Collegiate athletics is heating up. The marketing of collegiate athletics is heating up. I see that by sitting on the Corporate Partner Committee of the NCAA. We're a corporate partner, as well. There's a huge opportunity here for NACDA. I feel very strongly that at the end of the day, it's yours. We are fortunate to be able to participate in it with you, but we believe that when we look at this, in the final analysis, it has to work for NACDA.

When I talk about building equity in the program, how Sears is going to do it is through an integrated marketing mix that includes sales promotion, public relations and advertising. USA Today is a crucial part of that program in helping to get the word of the Directors' Cup into the market place. But, in order to augment that and extend our reach beyond readers of USA Today, we'll run advertising. National advertising raises national awareness of the program. That awareness will permeate into all levels of collegiate competition. That's why we're approaching and that's how we're taking on the collegiate marketing at Sears. That's the role it plays in our objectives in repositioning the store as we approach the year 2000. It also, hopefully, clarifies how a big national retailer like Sears needs to be successful at the local level.

Again, if anything comes up or if you have any thoughts on this, please let us know because we really want to make this work for you.

Elaine Dreidame:

Thanks Brian. I want to mention that we have two Division III members on the Sears Directors' Cup Committee. Judy Sweet and Louise O'Neal are going to be representing Division III on that committee so that you will have ongoing input. Also, tomorrow we're going to be available at the round tables. If you have any questions, suggestions or thoughts, Laurie Garrison and I will be sitting there hoping somebody comes to talk to us.

From the Floor:

I just want to say thanks to Sears and NACDA for making Division III more cooperative members in all respects in the NCAA. A lot of times we struggle to get recognition that we think Division III deserves and this will really help. I have felt that we have been lightly regarded over the years, but our athletes put in just as much time and our coaches put in just as much effort and I feel that it's really great to have Sears' and NACDA's support in recognizing our equal partnership in this operation. Thank you.

Elaine Dreidame:

I'm now going to ask Laurie Garrison from NACDA to go over what the core sports and the wild card sports will be for Division III. At all levels, we're setting it up the same with the 64 points for the champion in all sports, having designated core sports based upon percentage of participants in that division that participate in sports and then the two wild card opportunities on the gender side. Additionally, when we leave, we'll be leaving with a handout that you can read later. If you have questions after doing that, come to the round table session tomorrow and we'll address them. Thank you.

Laurie Garrison:

Thanks Elaine. We have set up all four Directors' Cups to operate on the same scoring structure. If anyone is familiar with Division I, it will be easier to follow. We have set up core sports and wild card sports for each gender. For Division III, the committee decided to go with eight core sports for men, eight core sports for women and two wild cards sports for each.
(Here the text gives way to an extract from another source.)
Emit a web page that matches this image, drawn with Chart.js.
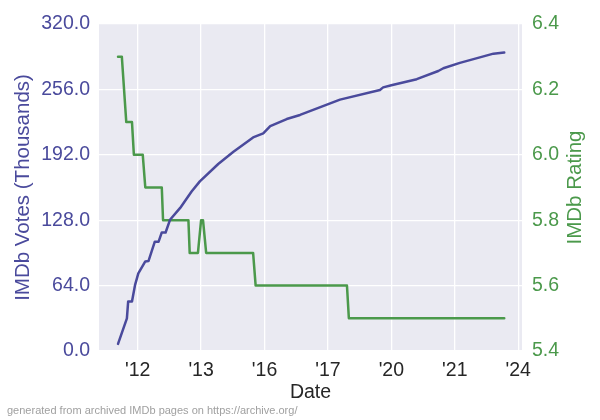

This decision was based on the participation numbers that were available in the last NCAA report.

For the men, the core sports will be baseball, basketball, cross country, football, golf, soccer, tennis and outdoor track and field. We have a situation with track and field where we allow points for indoor or outdoor, but not both. We have an automatic scoring criteria where wherever the most points come in, that's what you get. So, if you score both in outdoor and indoor, we award the higher points in one of them. For women, the core sports will be basketball, cross country, softball, soccer, swimming and diving, tennis, outdoor track and field and volleyball. The wild card sports for men are, ice hockey, lacrosse, swimming and diving, indoor track and field and wrestling; for women, field hockey, lacrosse and indoor track and field.
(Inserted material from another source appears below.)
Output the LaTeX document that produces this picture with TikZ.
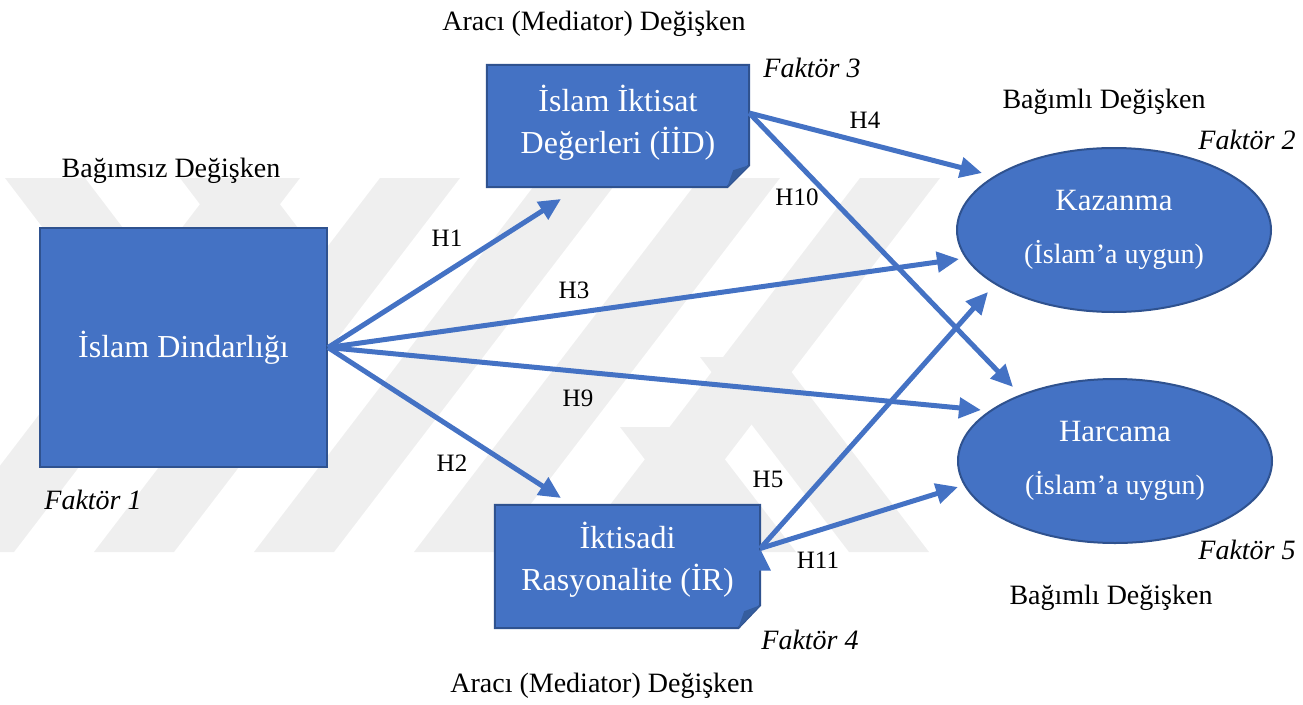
\documentclass[tikz,border=0pt]{standalone}
\usepackage{fontspec}
\setmainfont{Liberation Serif}
\usepackage{tikz}
\usetikzlibrary{arrows.meta, shapes.geometric, backgrounds, positioning}

\definecolor{officeblue}{HTML}{4472C4}
\definecolor{edgeblue}{HTML}{2F528F}
\definecolor{foldblue}{HTML}{355D9E}
\definecolor{wmgray}{HTML}{EFEFEF}

\begin{document}
\begin{tikzpicture}[x=1pt,y=-1pt]
        % Setup the styles
        \tikzset{ind style/.style={rectangle,
                                   draw=edgeblue,
                                   line width=2pt,
                                   fill=officeblue,
                                   text=white,
                                   inner sep=0pt,
                                   minimum width=287pt,
                                   minimum height=239pt,
                                   font=\fontsize{32}{38}\selectfont}}
        \tikzset{med style/.style={rectangle,
                                   inner sep=0pt,
                                   text=white,
                                   align=center,
                                   font=\fontsize{32}{38}\selectfont}}
        \tikzset{dep style/.style={ellipse,
                                   draw=edgeblue,
                                   line width=2pt,
                                   fill=officeblue,
                                   text=white,
                                   inner sep=0pt,
                                   minimum width=314pt,
                                   minimum height=164pt,
                                   align=center,
                                   font=\fontsize{31}{37}\selectfont}}
        \tikzset{role style/.style={font=\fontsize{28}{34}\selectfont}}
        \tikzset{factor style/.style={font=\fontsize{28}{34}\selectfont\itshape}}
        \tikzset{hyp style/.style={font=\fontsize{25}{30}\selectfont}}
        \tikzset{arrow style/.style={color=officeblue,
                                     line width=5pt,
                                     -{Triangle[length=22pt, width=20pt]}}}

        \useasboundingbox (0,0) rectangle (1303,704);

        % Watermark in the back
        \begin{scope}[on background layer]
          \begin{scope}
            \clip (0,178) rectangle (975,552);
            \foreach \b in {-66,94,254,414,574}
                \fill[wmgray] (\b,552) -- ++(80,0) -- ++(286,-374) -- ++(-80,0) -- cycle;
            \foreach \t in {5,180}
                \fill[wmgray] (\t,178) -- ++(80,0) -- ++(38,50) -- ++(-80,0) -- cycle;
            \fill[wmgray] (700,357) -- (780,357) -- (929,552) -- (849,552) -- cycle;
            \fill[wmgray] (620,427) -- (700,427) -- (796,552) -- (716,552) -- cycle;
          \end{scope}
        \end{scope}

        % Draw the variables
        \node[ind style] at (183.5,347.5) (isd) {İslam Dindarlığı};
        \node[med style, minimum width=262pt, minimum height=122pt, text depth=14pt]
            at (618,126) (iid) {İslam İktisat\\[4pt]Değerleri (İİD)};
        \node[med style, minimum width=265pt, minimum height=123pt, text depth=21pt]
            at (627.5,566.5) (ir) {İktisadi\\[4pt]Rasyonalite (İR)};
        \node[dep style] at (1114,230) (kaz)
            {Kazanma\\[16pt]{\fontsize{28}{34}\selectfont(İslam’a uygun)}};
        \node[dep style] at (1115,461) (har)
            {Harcama\\[16pt]{\fontsize{28}{34}\selectfont(İslam’a uygun)}};

        % Folded corner boxes
        \begin{scope}[on background layer]
            \filldraw[fill=officeblue, draw=edgeblue, line width=2pt]
                (iid.north west) -- (iid.north east) -- ([yshift=22pt]iid.south east)
                -- ([xshift=-22pt]iid.south east) -- (iid.south west) -- cycle;
            \fill[foldblue] ([yshift=22pt]iid.south east) -- ([xshift=-22pt]iid.south east)
                -- ([xshift=-16pt,yshift=17pt]iid.south east) -- cycle;
            \filldraw[fill=officeblue, draw=edgeblue, line width=2pt]
                (ir.north west) -- (ir.north east) -- ([yshift=23pt]ir.south east)
                -- ([xshift=-22pt]ir.south east) -- (ir.south west) -- cycle;
            \fill[foldblue] ([yshift=23pt]ir.south east) -- ([xshift=-22pt]ir.south east)
                -- ([xshift=-16pt,yshift=17pt]ir.south east) -- cycle;
        \end{scope}

        % Labels
        \node[role style] at (594,24) (medtop) {Aracı (Mediator) Değişken};
        \node[factor style] at (812,68) (fak3) {Faktör 3};
        \node[role style] at (1104,102) (deptop) {Bağımlı Değişken};
        \node[factor style] at (1247,140) (fak2) {Faktör 2};
        \node[role style] at (171,171) (indlab) {Bağımsız Değişken};
        \node[factor style] at (93,500) (fak1) {Faktör 1};
        \node[factor style] at (1247,550) (fak5) {Faktör 5};
        \node[role style] at (1111,598) (depbot) {Bağımlı Değişken};
        \node[factor style] at (810,640) (fak4) {Faktör 4};
        \node[role style] at (602,686) (medbot) {Aracı (Mediator) Değişken};

        % Arrow ends
        \coordinate (h1tip) at (561,199);
        \coordinate (h2tip) at (561,498);
        \coordinate (h3tip) at (959,259);
        \coordinate (h9tip) at (981,410);
        \coordinate (h4tip) at (982,173);
        \coordinate (h10tip) at (1013,387);
        \coordinate (h5tip) at (988,292);
        \coordinate (h11tip) at (958,487);

        % Connect the variables with arrows
        \draw[arrow style]
              (isd.east)               edge  (h1tip)
              (isd.east)               edge  (h2tip)
              (isd.east)               edge  (h3tip)
              (isd.east)               edge  (h9tip)
              ([yshift=13pt]iid.east)  edge  (h4tip)
              ([yshift=13pt]iid.east)  edge  (h10tip)
              ([yshift=18pt]ir.east)   edge  (h5tip)
              ([yshift=18pt]ir.east)   edge  (h11tip);

        % Hypotheses
        \node[hyp style] at (447,238) (hyp1) {H1};
        \node[hyp style] at (452,463) (hyp2) {H2};
        \node[hyp style] at (574,290) (hyp3) {H3};
        \node[hyp style] at (578,398) (hyp9) {H9};
        \node[hyp style] at (865,120) (hyp4) {H4};
        \node[hyp style] at (797,197) (hyp10) {H10};
        \node[hyp style] at (768,479) (hyp5) {H5};
        \node[hyp style] at (818,560) (hyp11) {H11};
\end{tikzpicture}
\end{document}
Those are the divisional championships. The national collegiate championships can also be used as a wild card sport. So, if a Division III school participates in water polo, goes to the national championship and receives points, water polo will be used as one of your wild cards. We're not eliminating those. For men, those wild cards would be gymnastics, water polo and volleyball; for women, golf and gymnastics. That would also include the coed sports of fencing, rifle and skiing. For the wild card sports, since you are allotted two wild cards, we will automatically, if you score in a fall wild card sports, give you the points. Nobody has to contact the office and ask us to do that. It's an automatic. The second wild card sport that you score in for the same gender, those points are automatically awarded. Then, if you score in a third wild card, we look at where you scored the higher points in and those are the points you receive. If it was in one of your fall sports, you maintain those points. But, if you score higher in a spring wild card than you did in the fall, you don't lose out. We just subtract out those fall points we gave you and give your spring points.
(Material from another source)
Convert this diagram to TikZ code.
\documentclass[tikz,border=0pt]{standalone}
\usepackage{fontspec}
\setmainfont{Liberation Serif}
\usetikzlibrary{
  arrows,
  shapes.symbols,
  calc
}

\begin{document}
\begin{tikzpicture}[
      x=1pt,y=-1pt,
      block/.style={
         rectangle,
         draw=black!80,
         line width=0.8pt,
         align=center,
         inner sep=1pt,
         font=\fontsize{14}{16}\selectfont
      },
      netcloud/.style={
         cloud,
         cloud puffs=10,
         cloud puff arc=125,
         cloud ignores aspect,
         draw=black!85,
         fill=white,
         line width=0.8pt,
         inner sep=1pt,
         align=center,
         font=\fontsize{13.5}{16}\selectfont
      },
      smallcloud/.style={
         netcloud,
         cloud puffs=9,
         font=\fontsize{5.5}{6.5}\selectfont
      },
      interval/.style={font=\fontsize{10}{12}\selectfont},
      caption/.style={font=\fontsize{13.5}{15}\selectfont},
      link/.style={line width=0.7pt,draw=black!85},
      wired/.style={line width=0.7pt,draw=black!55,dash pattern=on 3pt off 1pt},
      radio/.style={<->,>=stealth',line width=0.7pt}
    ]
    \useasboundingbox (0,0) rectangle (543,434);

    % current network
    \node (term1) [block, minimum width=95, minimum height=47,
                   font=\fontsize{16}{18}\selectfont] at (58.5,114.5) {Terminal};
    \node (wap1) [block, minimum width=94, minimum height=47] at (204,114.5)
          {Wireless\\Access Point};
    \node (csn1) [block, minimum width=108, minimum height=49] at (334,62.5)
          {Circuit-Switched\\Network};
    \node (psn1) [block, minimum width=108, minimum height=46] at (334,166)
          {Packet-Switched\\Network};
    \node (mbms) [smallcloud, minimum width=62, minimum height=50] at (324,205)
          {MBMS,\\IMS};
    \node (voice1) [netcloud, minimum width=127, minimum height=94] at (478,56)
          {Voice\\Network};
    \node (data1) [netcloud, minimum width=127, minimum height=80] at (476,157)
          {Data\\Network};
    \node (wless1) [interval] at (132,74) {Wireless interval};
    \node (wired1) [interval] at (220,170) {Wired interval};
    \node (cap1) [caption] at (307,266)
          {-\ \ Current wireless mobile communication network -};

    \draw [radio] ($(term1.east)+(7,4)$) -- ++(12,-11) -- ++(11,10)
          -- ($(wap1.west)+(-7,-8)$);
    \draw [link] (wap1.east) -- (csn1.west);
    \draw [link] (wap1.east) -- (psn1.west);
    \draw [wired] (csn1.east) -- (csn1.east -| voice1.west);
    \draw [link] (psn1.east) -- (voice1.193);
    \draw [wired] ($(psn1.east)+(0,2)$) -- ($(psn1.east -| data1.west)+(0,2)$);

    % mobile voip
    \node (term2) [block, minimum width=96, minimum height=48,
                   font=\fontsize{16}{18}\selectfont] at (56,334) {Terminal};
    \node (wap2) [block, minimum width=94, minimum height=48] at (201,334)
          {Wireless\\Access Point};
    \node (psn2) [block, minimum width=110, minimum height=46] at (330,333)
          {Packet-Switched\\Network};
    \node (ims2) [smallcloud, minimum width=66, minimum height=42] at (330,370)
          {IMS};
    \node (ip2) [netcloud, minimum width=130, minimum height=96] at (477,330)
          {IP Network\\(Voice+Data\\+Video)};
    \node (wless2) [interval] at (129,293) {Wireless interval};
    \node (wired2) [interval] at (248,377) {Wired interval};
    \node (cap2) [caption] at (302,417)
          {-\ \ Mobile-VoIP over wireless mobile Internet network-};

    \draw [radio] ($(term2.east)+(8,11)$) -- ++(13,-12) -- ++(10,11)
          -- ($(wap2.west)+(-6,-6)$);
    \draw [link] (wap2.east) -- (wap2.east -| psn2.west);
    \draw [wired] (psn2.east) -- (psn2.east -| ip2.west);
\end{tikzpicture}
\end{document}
Where indoor track and field becomes a wild card is if you score higher in indoor track and field and you only have two wild cards, then we'll use indoor track and field and not use your outdoor track and field because if you only have two wild cards, you're not losing any sports. This sounds complicated and, as time goes on, if you need to learn more, I'm happy to answer questions for you. What is being handed out to you is a basic scoring structure which will be expanded upon over the summer with more detail for you. It will be mailed to all athletic directors and sports information directors in Division III prior to the start of the fall season.

The sports which do not count towards the Directors' Cup points are any of the sports I did not mention. If the NCAA does not offer a championship, then it is not recognized as a NACDA sport. To keep everything consistent with what we've already started, first place in every sport receives 64 points. We then go 64 to wherever the field size stops. If there are 32 teams, we go 64 to 33. Even though Division III does not have a field size of 64, all the national collegiate championships start at 64 points, so we wanted the point structure for all sports to be the same. Where there are ties in the sports where there's a bracket, such as basketball, we take the ties nine through 16, take those points and split them evenly among those schools.

The standings will be published periodically in USA Today and will be sent to the schools. When you receive this update in the fall, it will include a list of when we will be updating the standings so that you know when we're going to do it. We won't be doing it weekly. We'll do it two or three times during the seasons. Also in this, you'll have a listing of the Division III championships and participation numbers for your information.

Thank you.

Elaine Dreidame:

Again, in concluding, I want to publicly thank Brian and Sears for what they're doing for Division III and all four-year schools in NACDA. Thanks Brian.